**GIVEN RECORDS**
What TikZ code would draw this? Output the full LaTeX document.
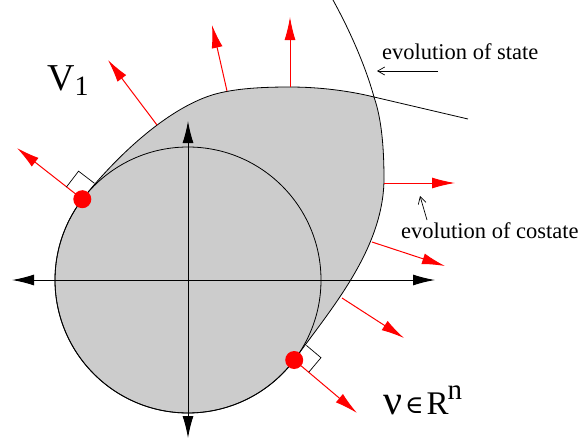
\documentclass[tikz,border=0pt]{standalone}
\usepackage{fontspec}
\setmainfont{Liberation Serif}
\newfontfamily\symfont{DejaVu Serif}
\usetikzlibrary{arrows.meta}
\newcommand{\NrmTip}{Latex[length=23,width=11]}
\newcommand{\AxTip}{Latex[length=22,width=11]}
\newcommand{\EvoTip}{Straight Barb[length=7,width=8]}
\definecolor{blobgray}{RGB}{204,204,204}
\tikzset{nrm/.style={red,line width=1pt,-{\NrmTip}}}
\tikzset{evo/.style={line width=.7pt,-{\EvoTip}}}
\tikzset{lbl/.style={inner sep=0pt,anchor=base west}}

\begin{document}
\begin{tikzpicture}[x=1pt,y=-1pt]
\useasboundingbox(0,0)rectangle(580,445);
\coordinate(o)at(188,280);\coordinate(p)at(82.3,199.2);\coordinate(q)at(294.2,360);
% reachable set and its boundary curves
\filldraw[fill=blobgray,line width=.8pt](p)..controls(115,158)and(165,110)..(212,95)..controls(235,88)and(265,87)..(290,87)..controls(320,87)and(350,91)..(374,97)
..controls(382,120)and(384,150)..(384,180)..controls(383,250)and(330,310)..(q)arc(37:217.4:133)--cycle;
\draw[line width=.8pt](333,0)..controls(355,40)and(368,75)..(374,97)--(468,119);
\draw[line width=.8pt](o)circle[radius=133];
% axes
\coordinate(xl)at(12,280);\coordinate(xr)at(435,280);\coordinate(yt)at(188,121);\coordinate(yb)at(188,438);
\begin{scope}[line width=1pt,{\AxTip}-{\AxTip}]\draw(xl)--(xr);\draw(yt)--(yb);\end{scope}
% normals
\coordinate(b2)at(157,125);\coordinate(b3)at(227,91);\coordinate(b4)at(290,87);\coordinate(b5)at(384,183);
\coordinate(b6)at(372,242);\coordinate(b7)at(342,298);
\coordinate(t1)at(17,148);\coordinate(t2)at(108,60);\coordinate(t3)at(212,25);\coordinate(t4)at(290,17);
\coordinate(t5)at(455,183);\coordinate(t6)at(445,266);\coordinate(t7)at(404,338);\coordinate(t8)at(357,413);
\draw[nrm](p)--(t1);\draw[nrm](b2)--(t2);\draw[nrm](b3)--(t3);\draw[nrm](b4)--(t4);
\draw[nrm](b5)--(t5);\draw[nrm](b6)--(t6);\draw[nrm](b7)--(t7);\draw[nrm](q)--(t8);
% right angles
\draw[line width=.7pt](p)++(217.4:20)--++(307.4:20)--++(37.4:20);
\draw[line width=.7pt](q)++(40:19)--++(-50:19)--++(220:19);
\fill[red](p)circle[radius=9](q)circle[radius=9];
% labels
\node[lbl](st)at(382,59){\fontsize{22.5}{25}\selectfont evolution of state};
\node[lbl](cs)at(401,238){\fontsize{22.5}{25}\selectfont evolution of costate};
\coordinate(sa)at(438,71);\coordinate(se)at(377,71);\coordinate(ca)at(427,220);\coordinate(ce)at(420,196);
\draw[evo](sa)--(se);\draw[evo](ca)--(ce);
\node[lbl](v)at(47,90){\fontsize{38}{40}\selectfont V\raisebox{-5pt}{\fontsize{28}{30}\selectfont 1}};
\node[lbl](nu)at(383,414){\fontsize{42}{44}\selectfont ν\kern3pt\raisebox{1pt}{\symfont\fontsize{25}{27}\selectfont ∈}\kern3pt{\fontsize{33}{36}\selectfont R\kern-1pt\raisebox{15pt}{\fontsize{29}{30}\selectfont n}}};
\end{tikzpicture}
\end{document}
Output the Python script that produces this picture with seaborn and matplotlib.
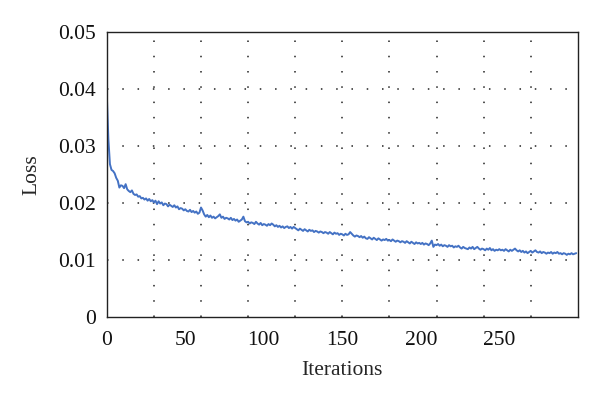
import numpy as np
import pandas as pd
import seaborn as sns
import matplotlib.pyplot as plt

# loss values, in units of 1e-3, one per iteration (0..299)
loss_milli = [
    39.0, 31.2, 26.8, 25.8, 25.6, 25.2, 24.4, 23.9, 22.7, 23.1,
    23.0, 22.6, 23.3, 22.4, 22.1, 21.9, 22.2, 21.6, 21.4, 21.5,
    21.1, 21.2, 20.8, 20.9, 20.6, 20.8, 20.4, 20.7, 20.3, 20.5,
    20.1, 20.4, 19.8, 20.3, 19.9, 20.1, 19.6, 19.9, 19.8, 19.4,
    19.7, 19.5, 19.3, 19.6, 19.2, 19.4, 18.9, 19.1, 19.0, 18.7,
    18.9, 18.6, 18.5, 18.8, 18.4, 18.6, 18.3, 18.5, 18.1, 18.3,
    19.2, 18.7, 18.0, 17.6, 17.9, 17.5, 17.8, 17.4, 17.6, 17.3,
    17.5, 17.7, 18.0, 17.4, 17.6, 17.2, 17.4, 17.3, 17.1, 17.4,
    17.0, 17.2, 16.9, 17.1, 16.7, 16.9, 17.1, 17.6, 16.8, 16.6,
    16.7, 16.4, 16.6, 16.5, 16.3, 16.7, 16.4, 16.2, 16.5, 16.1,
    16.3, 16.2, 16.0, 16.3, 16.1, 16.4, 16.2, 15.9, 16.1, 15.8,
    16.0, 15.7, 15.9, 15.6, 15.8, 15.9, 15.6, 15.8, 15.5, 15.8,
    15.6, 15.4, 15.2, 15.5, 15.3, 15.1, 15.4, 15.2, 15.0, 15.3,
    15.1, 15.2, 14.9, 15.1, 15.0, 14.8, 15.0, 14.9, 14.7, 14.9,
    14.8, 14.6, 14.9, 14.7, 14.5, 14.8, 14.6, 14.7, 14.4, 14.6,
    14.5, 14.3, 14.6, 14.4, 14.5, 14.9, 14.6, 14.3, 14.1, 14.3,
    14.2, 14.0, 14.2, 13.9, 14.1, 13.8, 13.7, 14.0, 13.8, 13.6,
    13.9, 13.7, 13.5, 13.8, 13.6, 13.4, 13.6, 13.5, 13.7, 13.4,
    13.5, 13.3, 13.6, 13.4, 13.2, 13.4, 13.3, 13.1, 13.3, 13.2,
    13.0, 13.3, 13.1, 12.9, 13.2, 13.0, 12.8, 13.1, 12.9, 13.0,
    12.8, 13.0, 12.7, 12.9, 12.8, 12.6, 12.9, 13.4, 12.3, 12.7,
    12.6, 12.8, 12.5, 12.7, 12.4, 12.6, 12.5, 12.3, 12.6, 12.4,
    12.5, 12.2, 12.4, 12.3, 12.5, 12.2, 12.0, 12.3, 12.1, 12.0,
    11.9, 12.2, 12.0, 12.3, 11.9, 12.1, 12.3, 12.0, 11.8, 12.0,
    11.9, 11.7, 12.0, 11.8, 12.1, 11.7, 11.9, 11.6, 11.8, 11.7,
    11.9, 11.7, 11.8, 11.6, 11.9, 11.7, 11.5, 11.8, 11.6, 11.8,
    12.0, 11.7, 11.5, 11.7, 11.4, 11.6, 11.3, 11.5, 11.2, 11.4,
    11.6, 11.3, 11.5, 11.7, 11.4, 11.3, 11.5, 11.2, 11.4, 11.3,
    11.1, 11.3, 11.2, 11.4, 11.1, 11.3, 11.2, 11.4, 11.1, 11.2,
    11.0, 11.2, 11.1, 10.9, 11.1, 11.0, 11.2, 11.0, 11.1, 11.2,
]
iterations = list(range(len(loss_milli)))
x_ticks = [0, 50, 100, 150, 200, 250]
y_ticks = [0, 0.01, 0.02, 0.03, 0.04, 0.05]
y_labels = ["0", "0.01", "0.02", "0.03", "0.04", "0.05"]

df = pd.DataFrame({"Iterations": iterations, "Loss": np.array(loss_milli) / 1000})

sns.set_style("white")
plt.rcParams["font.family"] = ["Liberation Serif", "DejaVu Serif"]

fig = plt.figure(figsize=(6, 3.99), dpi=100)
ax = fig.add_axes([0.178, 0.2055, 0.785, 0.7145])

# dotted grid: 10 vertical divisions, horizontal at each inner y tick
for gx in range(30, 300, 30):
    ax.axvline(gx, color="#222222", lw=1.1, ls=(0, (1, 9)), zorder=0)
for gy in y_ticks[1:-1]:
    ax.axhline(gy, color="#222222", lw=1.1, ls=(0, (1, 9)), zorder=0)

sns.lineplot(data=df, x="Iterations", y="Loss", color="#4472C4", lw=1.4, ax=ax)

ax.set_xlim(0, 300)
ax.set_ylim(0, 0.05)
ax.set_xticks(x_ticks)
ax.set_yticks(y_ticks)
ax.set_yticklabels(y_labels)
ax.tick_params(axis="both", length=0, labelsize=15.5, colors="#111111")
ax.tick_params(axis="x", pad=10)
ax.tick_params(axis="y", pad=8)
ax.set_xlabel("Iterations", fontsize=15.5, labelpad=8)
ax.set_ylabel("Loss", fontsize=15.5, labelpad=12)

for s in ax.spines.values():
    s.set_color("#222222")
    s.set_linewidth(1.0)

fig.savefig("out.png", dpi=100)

**GIVEN TASK**
Word for word, repeat the lines above from the one with "Output the Python" through the one with "import matplotlib.pyplot as plt", and nothing beyond them. Omit the pictures.

**TASK RESULT**
Output the Python script that produces this picture with seaborn and matplotlib.
import numpy as np
import pandas as pd
import seaborn as sns
import matplotlib.pyplot as plt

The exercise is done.